En attendant la voiture, on causa. L’Empereur demanda des nouvelles de l’Impératrice, de la princesse Clotilde, se plaignit de ses confédérés. « Ils seront bien étonnés à Berlin, dit-il en souriant ; je n’en suis pas fâché ; j’aime mieux céder à l’Empereur qu’à un congrès ; si nous pouvons nous entendre pour les affaires d’Italie, il n’y aura plus de raisons de discorde entre nous. — C’est vrai, mais pour cela, il faudrait peut-être régler la question italienne autrement que ne veut le faire Votre Majesté. — Croyez que j’ai fait tout ce que je pouvais. »

François-Joseph accompagna le Prince jusqu’au haut de l’escalier avec des paroles polies : « Au revoir. J’espère que ce ne sera pas en ennemis et que l’Empereur Napoléon m’enverra une réponse favorable. » Il donna la main au Prince et le Prince partit. Une foule d’officiers encombrait la cour, entre autres les généraux Schlick et Hess. Leur aspect était fort triste, et ils avaient l’air profondément humiliés et mécontens. Dans les rues de Vérone, grande foule aussi ; plusieurs habitans s’approchèrent du Prince en criant : « Vive la France ! »

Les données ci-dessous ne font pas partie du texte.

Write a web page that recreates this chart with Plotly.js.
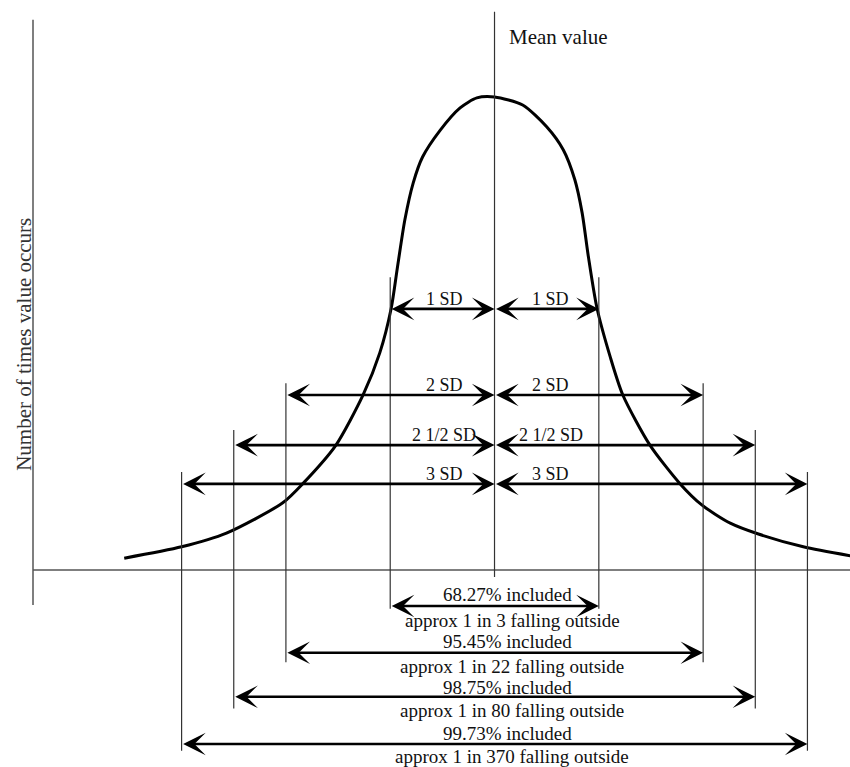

Quelques minutes après dix heures, le Prince arrivait au quartier général de Valeggio. L’Empereur lut, approuva, et embrassa le négociateur, en le remerciant chaleureusement. Aucun diplomate ne se fût montré, dans cette difficile circonstance, aussi ferme, aussi souple, aussi imposant, aussi expéditif.


VI

Le Prince alla aussitôt rendre compte à son beau-père, avec lequel il demeura jusqu’à deux heures du matin. Victor-Emmanuel, résigné à la paix sans la Vénétie, fut navré qu’on ne lui laissât ni Mantoue ni Peschiera. Cependant le Prince obtint qu’il signerait les préliminaires.